Come ha confermato a TPI Guido Lutrario, dell’esecutivo nazionale dell’Unione sindacale di base (Usb), Sacko era un attivista da anni impegnato nelle lotte per i diritti dei lavoratori.
Quando gli chiediamo che tipo di persona era Sacko, Drame racconta che era “una persona bravissima, sempre in prima fila”, e che non aveva nessun problema con lui.
“Sabato scorso non siamo andati a lavorare”, racconta Drame ricostruendo i fatti, “Ho chiesto a un mio amico dove gli altre stessero prendendo le lamiere con cui costruivano le loro baracche”.
Quando l’amico gli parla dell’ex Fornace, Drame si accerta se prendere quelle lamiere sia un problema. L’altro lo rassicura: in effetti la fabbrica è dismessa abbandonata da anni.
“Siamo andati in tre, io Sacko e Fofana”, racconta Drame. “Era la prima volta che andavamo a prendere le lamiere, ma anche che andavamo nell’ex fabbrica”.
“Quando siamo arrivati lì abbiamo iniziato a lavorare”, prosegue il ragazzo, “io e Sacko siamo saliti sul tetto. Io toglievo i bulloni, Sacko portava giù le lamiere e Fofana le metteva da parte”.
“Dopo che lavoravamo da un’ora e mezza abbiamo sentito dei colpi”, racconta Drame. “Siamo stati colpiti ai piedi ma non ci siamo niente. Sacko mi ha chiesto cosa fosse e io ho detto ‘niente di buono per noi, andiamo via da qua’”.
Dopo essere scesi dal tetto i due ragazzi si sono riparati dietro un muretto.
“Mi sono fermato dietro il muro e stavo guardando”, dice Drame. “Ho visto quello che stava sparando e anche Sacko si è sporto. A quel punto è stato colpito alla testa”.

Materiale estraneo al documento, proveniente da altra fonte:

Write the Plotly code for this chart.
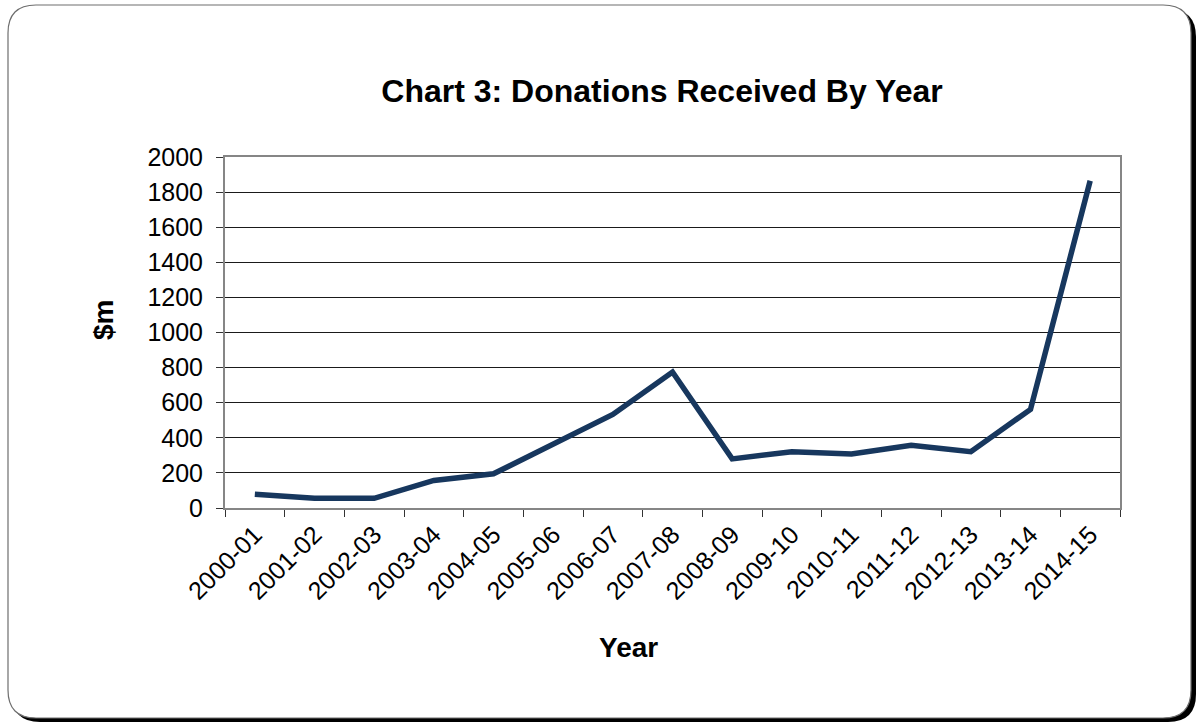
import plotly.graph_objects as go

# Financial years and donations received ($m)
years = ["2000-01", "2001-02", "2002-03", "2003-04", "2004-05", "2005-06",
         "2006-07", "2007-08", "2008-09", "2009-10", "2010-11", "2011-12",
         "2012-13", "2013-14", "2014-15"]
donations = [78, 55, 55, 157, 195, 365, 533, 775, 280, 321, 308, 358, 321, 562, 1865]

y_ticks = [0, 200, 400, 600, 800, 1000, 1200, 1400, 1600, 1800, 2000]

W, H = 1198, 725
L, R, T, B = 225, 78, 157, 217
PW, PH = W - L - R, H - T - B


def px(x):
    return (x - L) / PW


def py(y):
    return (H - B - y) / PH


def rounded_rect(x0, y0, x1, y1, r):
    return (
        f"M {px(x0 + r)},{py(y0)} L {px(x1 - r)},{py(y0)} "
        f"Q {px(x1)},{py(y0)} {px(x1)},{py(y0 + r)} "
        f"L {px(x1)},{py(y1 - r)} "
        f"Q {px(x1)},{py(y1)} {px(x1 - r)},{py(y1)} "
        f"L {px(x0 + r)},{py(y1)} "
        f"Q {px(x0)},{py(y1)} {px(x0)},{py(y1 - r)} "
        f"L {px(x0)},{py(y0 + r)} "
        f"Q {px(x0)},{py(y0)} {px(x0 + r)},{py(y0)} Z"
    )


font = "Liberation Sans, Arial, sans-serif"

fig = go.Figure()
fig.add_trace(go.Scatter(
    x=years, y=donations, mode="lines",
    line=dict(color="#17375e", width=5.5),
    hoverinfo="x+y",
))

fig.update_layout(
    width=W, height=H,
    margin=dict(l=L, r=R, t=T, b=B),
    paper_bgcolor="white",
    plot_bgcolor="#f2f2f2",
    showlegend=False,
    font=dict(family=font, color="black", size=25),
    title=dict(
        text="<b>Chart 3: Donations Received By Year</b>",
        x=662 / W, y=1 - 91 / H, xanchor="center", yanchor="middle",
        font=dict(size=32, family=font, color="black"),
    ),
    shapes=[
        # drop shadow of the chart frame
        dict(type="path", xref="paper", yref="paper", layer="below",
             path=rounded_rect(12, 9, 1196, 722, 28),
             fillcolor="black", line=dict(width=0)),
        # chart frame
        dict(type="path", xref="paper", yref="paper", layer="below",
             path=rounded_rect(8, 5, 1191, 718, 28),
             fillcolor="white", line=dict(color="#6e6e6e", width=1.2)),
    ],
    annotations=[
        dict(text="<b>Year</b>", xref="paper", yref="paper",
             x=px(628), y=py(647), xanchor="center", yanchor="middle",
             showarrow=False, font=dict(size=28, family=font)),
        dict(text="<b>$m</b>", xref="paper", yref="paper",
             x=px(103), y=py(320), xanchor="center", yanchor="middle",
             textangle=-90, showarrow=False, font=dict(size=28, family=font)),
    ],
)

fig.update_xaxes(
    type="category",
    range=[-0.5, len(years) - 0.5],
    tickangle=-45,
    ticks="outside", ticklen=7, tickcolor="#333", tickwidth=1,
    tickson="boundaries",
    showgrid=False,
    showline=True, linecolor="#868686", linewidth=2, mirror=True,
    tickfont=dict(size=25, family=font),
)

fig.update_yaxes(
    range=[0, 2000],
    tickvals=y_ticks,
    ticks="outside", ticklen=7, tickcolor="#333", tickwidth=1,
    ticklabelstandoff=8,
    showgrid=True, gridcolor="#1a1a1a", gridwidth=1,
    zeroline=False,
    showline=True, linecolor="#868686", linewidth=2, mirror=True,
    tickfont=dict(size=25, family=font),
)

fig.write_html("out.html")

Drame ha raccontato che a sparare è stato un uomo bianco con la maglietta nera.
Per il sindacato Usb si tratta di “un atto molto pesante” contro braccianti che già vivono una condizione durissima. Guido Lutrario ha dichiarato a TPI che il gesto è probabilmente “frutto di un clima politico che si è creato nel paese”.

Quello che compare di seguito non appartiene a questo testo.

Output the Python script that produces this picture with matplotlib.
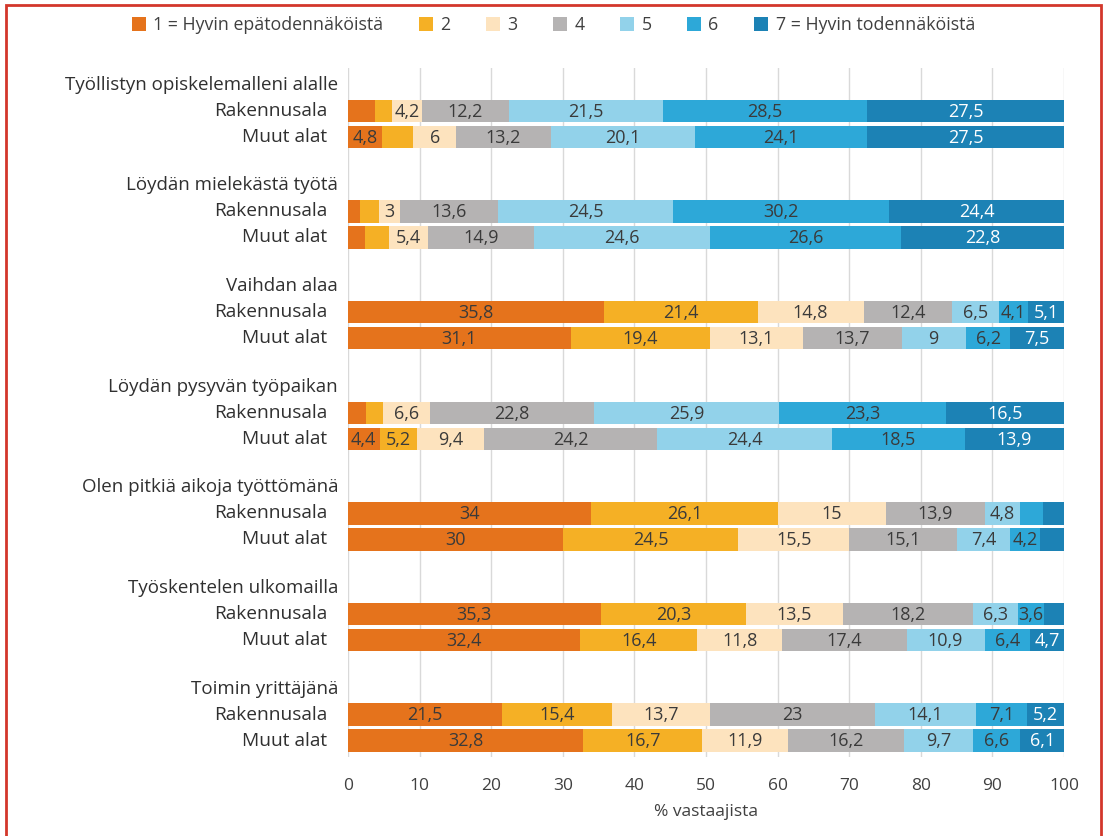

“Credo che il governo debba sbrigarsi a fugare questa preoccupazione e a dare un segnale”, dice.“Su questo chiamiamo il nuovo governo, e in particolare i ministri direttamente impegnati, il ministro del Lavoro Luigi Di Maio e il ministro dell’Interno Matteo Salvini, a prendere una posizione chiara e dare un segnale di inversione di tendenza”.
Nel 2010 la tendopoli di San Ferdinando, frazione di Rosarno, i migranti hanno messo in atto una rivolta contro le condizioni di vita e di lavoro molto dure cui erano sottoposti, dopo che alcuni ragazzi del paese avevano sparato con un fucile ad aria compressa contro tre immigrati di ritorno dai campi.